Fed policies have also helped to push stock prices higher, which spurs growth. The Wall Street Journal examined 18 instances when new Fed measures were either announced or foreshadowed since November 2008, the time of the central banks’ first bond-buying program.

The S&P 500 rose by 0.7% on average during days of Fed news. The average increase in the index on all other days was much smaller, 0.05%, over the same period. Here, too, the spoils of easy money were unevenly divided: Wealthy households hold a large proportion of the nation’s stocks.

The benefits of Fed policies are being spread broadly in other ways, however. The cheaper dollar, which since 2007 has dropped 4% against a broad basket of other currencies, is making exports a bit easier to sell abroad and, by extension, helping create blue-collar manufacturing jobs in the U.S.
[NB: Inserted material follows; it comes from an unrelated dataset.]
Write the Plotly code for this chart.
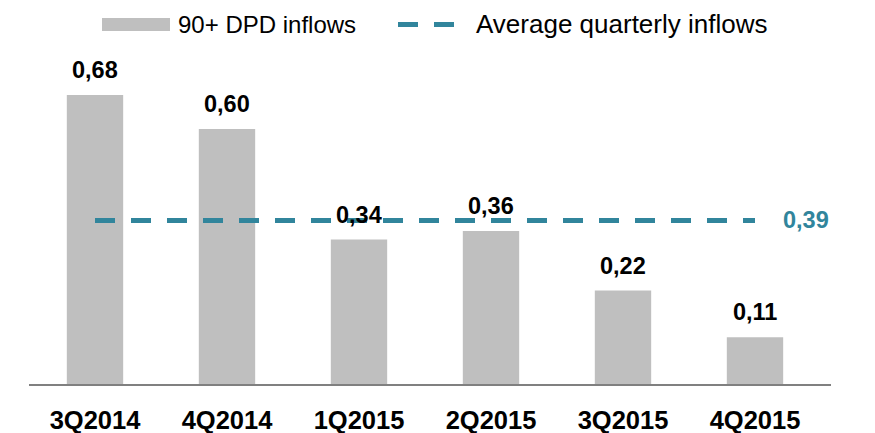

But credit is the most important and most direct channel through which Fed policies affect the economy. The problem for the Fed is that the pipes in the financial system through which its easy money travels are clogged.
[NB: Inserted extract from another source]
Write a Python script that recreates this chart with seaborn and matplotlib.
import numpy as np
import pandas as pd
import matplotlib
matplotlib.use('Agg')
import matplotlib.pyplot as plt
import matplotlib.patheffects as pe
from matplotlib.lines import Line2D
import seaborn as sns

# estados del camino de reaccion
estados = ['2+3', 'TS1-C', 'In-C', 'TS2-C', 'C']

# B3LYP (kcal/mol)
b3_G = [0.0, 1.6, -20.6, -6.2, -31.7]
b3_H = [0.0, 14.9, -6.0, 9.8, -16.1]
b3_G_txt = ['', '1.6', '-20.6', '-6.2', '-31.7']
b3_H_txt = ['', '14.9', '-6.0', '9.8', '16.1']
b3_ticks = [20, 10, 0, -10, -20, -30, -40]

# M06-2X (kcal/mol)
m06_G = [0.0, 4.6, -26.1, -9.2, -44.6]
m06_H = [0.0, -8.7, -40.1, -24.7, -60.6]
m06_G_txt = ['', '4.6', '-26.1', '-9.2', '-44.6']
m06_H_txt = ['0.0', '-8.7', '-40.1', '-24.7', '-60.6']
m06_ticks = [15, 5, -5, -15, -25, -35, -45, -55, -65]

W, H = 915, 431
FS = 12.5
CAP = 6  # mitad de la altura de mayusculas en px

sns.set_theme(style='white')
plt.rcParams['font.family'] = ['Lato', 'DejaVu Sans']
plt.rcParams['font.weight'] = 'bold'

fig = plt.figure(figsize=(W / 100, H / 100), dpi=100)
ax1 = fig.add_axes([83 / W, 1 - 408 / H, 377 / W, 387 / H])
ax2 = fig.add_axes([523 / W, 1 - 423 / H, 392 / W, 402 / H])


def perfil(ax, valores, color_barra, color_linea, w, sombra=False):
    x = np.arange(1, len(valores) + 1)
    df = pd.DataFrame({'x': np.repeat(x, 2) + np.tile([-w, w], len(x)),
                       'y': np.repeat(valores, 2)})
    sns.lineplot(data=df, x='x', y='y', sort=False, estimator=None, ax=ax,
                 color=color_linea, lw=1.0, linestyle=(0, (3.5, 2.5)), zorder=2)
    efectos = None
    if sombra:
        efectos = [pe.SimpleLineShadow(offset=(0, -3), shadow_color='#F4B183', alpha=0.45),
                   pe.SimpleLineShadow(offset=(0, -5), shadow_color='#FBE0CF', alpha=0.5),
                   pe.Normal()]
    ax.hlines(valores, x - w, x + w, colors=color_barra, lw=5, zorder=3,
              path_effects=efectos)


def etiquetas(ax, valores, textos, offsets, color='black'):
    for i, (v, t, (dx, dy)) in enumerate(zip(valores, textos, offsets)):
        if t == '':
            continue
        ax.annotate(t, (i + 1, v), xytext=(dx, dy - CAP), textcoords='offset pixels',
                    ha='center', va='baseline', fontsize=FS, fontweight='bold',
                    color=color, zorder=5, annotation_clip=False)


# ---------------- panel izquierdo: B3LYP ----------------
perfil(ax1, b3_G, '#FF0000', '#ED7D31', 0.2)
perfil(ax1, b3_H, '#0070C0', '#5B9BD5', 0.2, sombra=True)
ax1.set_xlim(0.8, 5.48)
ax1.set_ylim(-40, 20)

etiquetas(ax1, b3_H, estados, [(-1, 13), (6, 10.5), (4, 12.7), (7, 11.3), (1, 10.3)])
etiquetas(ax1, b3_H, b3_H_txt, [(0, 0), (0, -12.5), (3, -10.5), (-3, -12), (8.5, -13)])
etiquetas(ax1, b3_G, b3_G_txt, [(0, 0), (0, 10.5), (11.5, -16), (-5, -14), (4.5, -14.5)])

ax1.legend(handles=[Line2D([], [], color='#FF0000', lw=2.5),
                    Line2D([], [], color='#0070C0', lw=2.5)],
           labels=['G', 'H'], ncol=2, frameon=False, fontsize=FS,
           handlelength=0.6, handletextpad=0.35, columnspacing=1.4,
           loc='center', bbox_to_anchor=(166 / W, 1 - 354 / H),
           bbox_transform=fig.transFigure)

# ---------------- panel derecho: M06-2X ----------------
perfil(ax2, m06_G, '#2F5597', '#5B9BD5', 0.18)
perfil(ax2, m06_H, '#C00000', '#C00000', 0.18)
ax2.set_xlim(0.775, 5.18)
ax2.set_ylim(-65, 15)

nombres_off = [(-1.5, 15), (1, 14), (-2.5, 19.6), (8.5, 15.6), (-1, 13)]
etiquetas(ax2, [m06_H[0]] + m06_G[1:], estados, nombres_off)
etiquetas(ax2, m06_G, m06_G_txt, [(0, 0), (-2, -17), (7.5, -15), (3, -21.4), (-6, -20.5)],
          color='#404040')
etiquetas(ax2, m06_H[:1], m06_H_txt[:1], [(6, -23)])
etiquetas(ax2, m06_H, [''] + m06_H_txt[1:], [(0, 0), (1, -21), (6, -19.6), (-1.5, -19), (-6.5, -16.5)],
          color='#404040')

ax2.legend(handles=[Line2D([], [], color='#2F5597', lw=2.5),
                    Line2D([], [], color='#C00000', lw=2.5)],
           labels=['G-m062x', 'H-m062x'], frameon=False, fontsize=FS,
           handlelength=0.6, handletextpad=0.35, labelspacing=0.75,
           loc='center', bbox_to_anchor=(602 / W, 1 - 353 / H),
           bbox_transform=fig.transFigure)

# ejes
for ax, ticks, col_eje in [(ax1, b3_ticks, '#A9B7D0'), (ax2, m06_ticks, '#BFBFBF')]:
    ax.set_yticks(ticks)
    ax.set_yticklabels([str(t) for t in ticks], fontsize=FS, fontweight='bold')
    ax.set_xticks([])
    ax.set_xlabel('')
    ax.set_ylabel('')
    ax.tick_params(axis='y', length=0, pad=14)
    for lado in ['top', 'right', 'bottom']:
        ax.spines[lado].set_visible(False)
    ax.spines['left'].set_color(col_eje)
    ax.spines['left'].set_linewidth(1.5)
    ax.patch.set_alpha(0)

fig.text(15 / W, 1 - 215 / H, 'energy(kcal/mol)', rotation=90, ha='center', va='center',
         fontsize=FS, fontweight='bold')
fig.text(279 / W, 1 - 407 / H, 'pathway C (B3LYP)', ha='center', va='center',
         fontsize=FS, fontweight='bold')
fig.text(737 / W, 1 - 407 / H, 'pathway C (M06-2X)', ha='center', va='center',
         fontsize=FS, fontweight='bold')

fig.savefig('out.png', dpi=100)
An April Fed survey found that 83% of banks were less likely to approve a new mortgage for a household with a low credit score of 620 and a 10% home down payment than they were in 2006, even a loan guaranteed by Fannie or Freddie.
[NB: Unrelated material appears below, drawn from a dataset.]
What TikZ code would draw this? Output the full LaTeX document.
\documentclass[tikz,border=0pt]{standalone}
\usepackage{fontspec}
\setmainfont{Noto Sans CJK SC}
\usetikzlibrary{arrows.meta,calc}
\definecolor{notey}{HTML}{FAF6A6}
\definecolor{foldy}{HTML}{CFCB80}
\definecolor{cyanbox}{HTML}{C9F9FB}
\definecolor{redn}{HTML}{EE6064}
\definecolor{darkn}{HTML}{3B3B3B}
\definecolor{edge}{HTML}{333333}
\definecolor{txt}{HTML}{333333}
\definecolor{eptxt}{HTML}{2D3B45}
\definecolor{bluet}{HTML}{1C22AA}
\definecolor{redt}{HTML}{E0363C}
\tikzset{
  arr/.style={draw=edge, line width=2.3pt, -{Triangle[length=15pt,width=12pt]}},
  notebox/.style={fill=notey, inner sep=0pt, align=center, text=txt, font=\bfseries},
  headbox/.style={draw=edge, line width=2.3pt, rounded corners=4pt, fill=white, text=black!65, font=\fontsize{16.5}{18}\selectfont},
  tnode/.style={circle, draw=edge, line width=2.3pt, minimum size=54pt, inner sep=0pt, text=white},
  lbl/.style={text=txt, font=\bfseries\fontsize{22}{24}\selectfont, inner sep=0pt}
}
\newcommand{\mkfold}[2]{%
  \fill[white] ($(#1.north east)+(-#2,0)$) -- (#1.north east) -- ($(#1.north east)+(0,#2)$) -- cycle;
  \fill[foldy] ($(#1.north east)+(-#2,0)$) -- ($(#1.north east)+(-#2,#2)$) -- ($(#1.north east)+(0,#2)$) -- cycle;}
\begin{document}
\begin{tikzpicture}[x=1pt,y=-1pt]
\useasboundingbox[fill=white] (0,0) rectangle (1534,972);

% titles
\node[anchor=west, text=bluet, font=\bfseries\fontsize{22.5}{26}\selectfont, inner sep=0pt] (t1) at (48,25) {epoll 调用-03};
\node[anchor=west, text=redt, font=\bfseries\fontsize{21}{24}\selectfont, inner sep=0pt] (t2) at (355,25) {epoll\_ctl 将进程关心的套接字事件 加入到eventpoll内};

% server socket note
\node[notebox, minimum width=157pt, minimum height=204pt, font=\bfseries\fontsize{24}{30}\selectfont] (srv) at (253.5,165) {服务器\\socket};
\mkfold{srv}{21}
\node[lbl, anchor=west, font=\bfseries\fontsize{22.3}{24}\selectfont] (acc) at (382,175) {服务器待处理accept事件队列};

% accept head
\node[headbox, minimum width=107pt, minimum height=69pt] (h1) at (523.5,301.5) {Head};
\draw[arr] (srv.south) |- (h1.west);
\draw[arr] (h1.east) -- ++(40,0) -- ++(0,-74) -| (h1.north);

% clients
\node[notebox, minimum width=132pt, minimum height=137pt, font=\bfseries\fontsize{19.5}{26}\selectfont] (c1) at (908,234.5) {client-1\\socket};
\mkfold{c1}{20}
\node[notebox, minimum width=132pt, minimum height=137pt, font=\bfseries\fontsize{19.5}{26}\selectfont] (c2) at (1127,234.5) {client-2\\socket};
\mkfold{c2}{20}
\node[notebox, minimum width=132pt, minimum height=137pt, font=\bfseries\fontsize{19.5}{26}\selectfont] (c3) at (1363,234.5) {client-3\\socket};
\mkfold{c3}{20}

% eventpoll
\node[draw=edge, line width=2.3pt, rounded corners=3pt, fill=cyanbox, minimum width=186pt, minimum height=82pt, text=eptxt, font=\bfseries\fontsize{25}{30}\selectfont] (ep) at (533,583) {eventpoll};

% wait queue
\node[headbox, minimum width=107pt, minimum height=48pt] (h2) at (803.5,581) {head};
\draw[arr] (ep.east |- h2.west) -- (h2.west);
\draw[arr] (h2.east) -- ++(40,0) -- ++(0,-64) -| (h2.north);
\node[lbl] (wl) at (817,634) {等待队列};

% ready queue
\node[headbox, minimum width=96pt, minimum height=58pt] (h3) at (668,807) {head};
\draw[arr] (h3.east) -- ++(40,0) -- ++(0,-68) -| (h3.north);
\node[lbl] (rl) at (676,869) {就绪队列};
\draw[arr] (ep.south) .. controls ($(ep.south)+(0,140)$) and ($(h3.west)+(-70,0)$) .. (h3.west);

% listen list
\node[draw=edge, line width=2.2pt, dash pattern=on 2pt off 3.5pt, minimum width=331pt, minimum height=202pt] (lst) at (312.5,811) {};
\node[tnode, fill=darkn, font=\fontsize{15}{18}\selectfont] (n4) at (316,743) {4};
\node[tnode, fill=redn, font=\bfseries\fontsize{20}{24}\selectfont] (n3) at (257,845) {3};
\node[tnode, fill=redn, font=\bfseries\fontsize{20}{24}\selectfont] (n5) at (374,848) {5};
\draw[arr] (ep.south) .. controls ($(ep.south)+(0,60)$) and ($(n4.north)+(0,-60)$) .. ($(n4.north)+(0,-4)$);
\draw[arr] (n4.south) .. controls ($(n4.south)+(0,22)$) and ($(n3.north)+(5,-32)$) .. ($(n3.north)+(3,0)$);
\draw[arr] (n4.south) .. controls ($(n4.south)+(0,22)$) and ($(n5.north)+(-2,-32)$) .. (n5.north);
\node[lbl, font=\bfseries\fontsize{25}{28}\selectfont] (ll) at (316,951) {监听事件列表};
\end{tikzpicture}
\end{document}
“This is a big limitation on the potential effects of monetary policy,” Charles Evans, president of the Federal Reserve Bank of Chicago, said in an interview last month. “Normally we’d have a very large refinance boom. People would be able to trade in their high-interest-rate mortgage for lower ones and their mortgage payment would go down. That would put more spending power in the hands of anybody in a position to do that. That would increase aggregate demand. That is the way it is supposed to work.”

Fed officials triggered a spat with Republican lawmakers earlier this year when they released a paper suggesting ways Congress and regulators could spur refinancing and ease credit to households not getting it. The Fed, for instance, urged regulators to allow Fannie and Freddie to waive fees and take on more mortgages. Some Republicans accused Mr. Bernanke of meddling in legislative affairs and taking the side of the White House.

Research shows how Fed efforts have yielded uneven results. A 2010 study by Paul Willen, a researcher at the Federal Reserve Bank of Boston, and Andreas Fuster, a New York Fed economist, found the Fed’s mortgage purchase program in 2008 and 2009 led to a tidal wave of refinancing, but mostly by households with superior credit records.

Households with credit scores above 760 saw a sevenfold increase in refinancing after the Fed launched a $1.25 trillion mortgage-purchase program, while refinancing doubled among households with scores below 700, according to the study. A credit score near 800 is considered excellent, while scores in the 600s reflect some late payments or other past financial trouble.

“You want the money to go to people for whom credit is an issue, and those are exactly the people to whom credit isn’t going,” Mr. Willen said. “Monetary policy is having no effect on the vast majority of people.”

Since 2009, the Fed has launched several other mortgage bond-buying program and a similar bottleneck emerged. An analysis by Lender Processing Services Inc., a mortgage data research firm, shows that in April borrowers with credit scores of 760 or greater had paid more than 22% of their mortgages early, largely through refinancing, while borrowers with scores below 620 had prepaid less than 9% of their mortgages.

“Even though we have the greatest monetary policy stimulus in the history of the Fed, we really have not managed to lower the funding costs for a large swath of people,” said David Zervos, a bond strategist with Jefferies Inc., a Wall Street investment bank. He called Fed efforts “monetary policy for rich people.”

Fed officials said they have a long-standing congressional mandate to minimize unemployment and inflation, not to micromanage the distribution of wealth, income or credit in the economy. “That is expecting the Fed to do way more than it can possibly do,” said Ms. Duke.

The Fed’s interest rate lever, Mr. Evans said, is a blunt instrument.